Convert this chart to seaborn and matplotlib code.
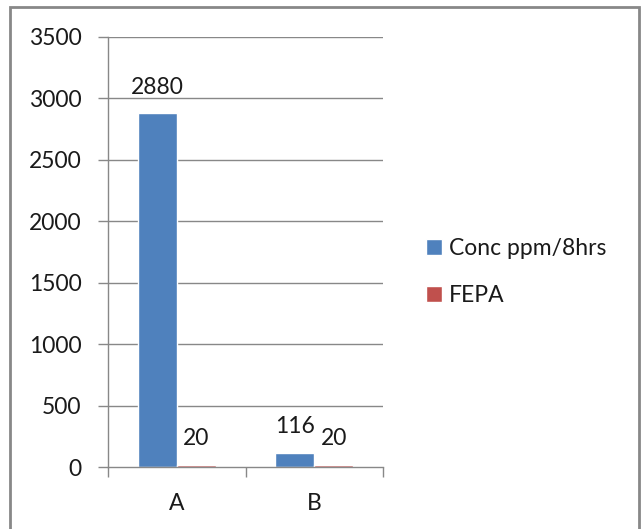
import matplotlib
matplotlib.use("Agg")
import matplotlib.pyplot as plt
from matplotlib.patches import Rectangle
import seaborn as sns
import pandas as pd

categories = ["A", "B"]
series = ["Conc ppm/8hrs", "FEPA"]
conc_values = [2880, 116]
fepa_values = [20, 20]
colors = ["#4F81BD", "#C0504D"]

df = pd.DataFrame({
    "cat": categories * 2,
    "series": [series[0]] * 2 + [series[1]] * 2,
    "value": conc_values + fepa_values,
})

sns.set_theme(style="white")
plt.rcParams["font.family"] = ["Lato", "DejaVu Sans"]

FS = 16.5
TXT = "#1a1a1a"
W, H = 642, 529
fig = plt.figure(figsize=(W / 100, H / 100), dpi=100)
ax = fig.add_axes([108 / W, 1 - 467 / H, (383 - 108) / W, (467 - 37) / H])

sns.barplot(data=df, x="cat", y="value", hue="series", palette=colors,
            width=0.57, saturation=1, ax=ax, legend=True)

ax.set_ylim(0, 3500)
ax.set_xlim(-0.5, 1.5)
ax.set_yticks(range(0, 3501, 500))
ax.set_yticklabels([str(v) for v in range(0, 3501, 500)], fontsize=FS, color=TXT)
ax.set_xticks([0, 1])
ax.set_xticklabels(categories, fontsize=FS, color=TXT)
ax.set_xlabel("")
ax.set_ylabel("")

grid_c = "#888888"
for v in range(500, 3501, 500):
    ax.axhline(v, color=grid_c, lw=1, zorder=0)
for s in ["top", "right"]:
    ax.spines[s].set_visible(False)
for s in ["left", "bottom"]:
    ax.spines[s].set_color(grid_c)
    ax.spines[s].set_linewidth(1)

# tick marks: left ticks on y, x ticks at category boundaries
ax.tick_params(axis="y", left=True, length=7, width=1, color=grid_c, pad=12)
ax.tick_params(axis="x", bottom=False, pad=13)
ax.set_xticks([-0.5, 0.5, 1.5], minor=True)
ax.tick_params(axis="x", which="minor", bottom=True, length=7, width=1, color=grid_c)

# value labels
for cont in ax.containers:
    ax.bar_label(cont, labels=[f"{int(v)}" for v in cont.datavalues],
                 padding=11, fontsize=FS, color=TXT)

# legend to the right of plot
handles, labels = ax.get_legend_handles_labels()
ax.legend_.remove()
fig.legend(handles, labels, loc="center left", bbox_to_anchor=(405 / W, 1 - 272 / H),
           frameon=False, fontsize=FS, handlelength=0.7, handleheight=0.7,
           handletextpad=0.3, labelspacing=1.1, labelcolor=TXT)

# outer chart border
fig.patches.append(Rectangle((10 / W, -0.05), (639 - 10) / W, 1.05 - 7 / H,
                             transform=fig.transFigure, fill=False,
                             edgecolor="#888888", lw=2))

fig.savefig("out.png", dpi=100, facecolor="white")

Instruction: Leave out the pictures and give the listing above again exactly.

Complete response:
Convert this chart to seaborn and matplotlib code.
import matplotlib
matplotlib.use("Agg")
import matplotlib.pyplot as plt
from matplotlib.patches import Rectangle
import seaborn as sns
import pandas as pd

categories = ["A", "B"]
series = ["Conc ppm/8hrs", "FEPA"]
conc_values = [2880, 116]
fepa_values = [20, 20]
colors = ["#4F81BD", "#C0504D"]

df = pd.DataFrame({
    "cat": categories * 2,
    "series": [series[0]] * 2 + [series[1]] * 2,
    "value": conc_values + fepa_values,
})

sns.set_theme(style="white")
plt.rcParams["font.family"] = ["Lato", "DejaVu Sans"]

FS = 16.5
TXT = "#1a1a1a"
W, H = 642, 529
fig = plt.figure(figsize=(W / 100, H / 100), dpi=100)
ax = fig.add_axes([108 / W, 1 - 467 / H, (383 - 108) / W, (467 - 37) / H])

sns.barplot(data=df, x="cat", y="value", hue="series", palette=colors,
            width=0.57, saturation=1, ax=ax, legend=True)

ax.set_ylim(0, 3500)
ax.set_xlim(-0.5, 1.5)
ax.set_yticks(range(0, 3501, 500))
ax.set_yticklabels([str(v) for v in range(0, 3501, 500)], fontsize=FS, color=TXT)
ax.set_xticks([0, 1])
ax.set_xticklabels(categories, fontsize=FS, color=TXT)
ax.set_xlabel("")
ax.set_ylabel("")

grid_c = "#888888"
for v in range(500, 3501, 500):
    ax.axhline(v, color=grid_c, lw=1, zorder=0)
for s in ["top", "right"]:
    ax.spines[s].set_visible(False)
for s in ["left", "bottom"]:
    ax.spines[s].set_color(grid_c)
    ax.spines[s].set_linewidth(1)

# tick marks: left ticks on y, x ticks at category boundaries
ax.tick_params(axis="y", left=True, length=7, width=1, color=grid_c, pad=12)
ax.tick_params(axis="x", bottom=False, pad=13)
ax.set_xticks([-0.5, 0.5, 1.5], minor=True)
ax.tick_params(axis="x", which="minor", bottom=True, length=7, width=1, color=grid_c)

# value labels
for cont in ax.containers:
    ax.bar_label(cont, labels=[f"{int(v)}" for v in cont.datavalues],
                 padding=11, fontsize=FS, color=TXT)

# legend to the right of plot
handles, labels = ax.get_legend_handles_labels()
ax.legend_.remove()
fig.legend(handles, labels, loc="center left", bbox_to_anchor=(405 / W, 1 - 272 / H),
           frameon=False, fontsize=FS, handlelength=0.7, handleheight=0.7,
           handletextpad=0.3, labelspacing=1.1, labelcolor=TXT)

# outer chart border
fig.patches.append(Rectangle((10 / W, -0.05), (639 - 10) / W, 1.05 - 7 / H,
                             transform=fig.transFigure, fill=False,
                             edgecolor="#888888", lw=2))

fig.savefig("out.png", dpi=100, facecolor="white")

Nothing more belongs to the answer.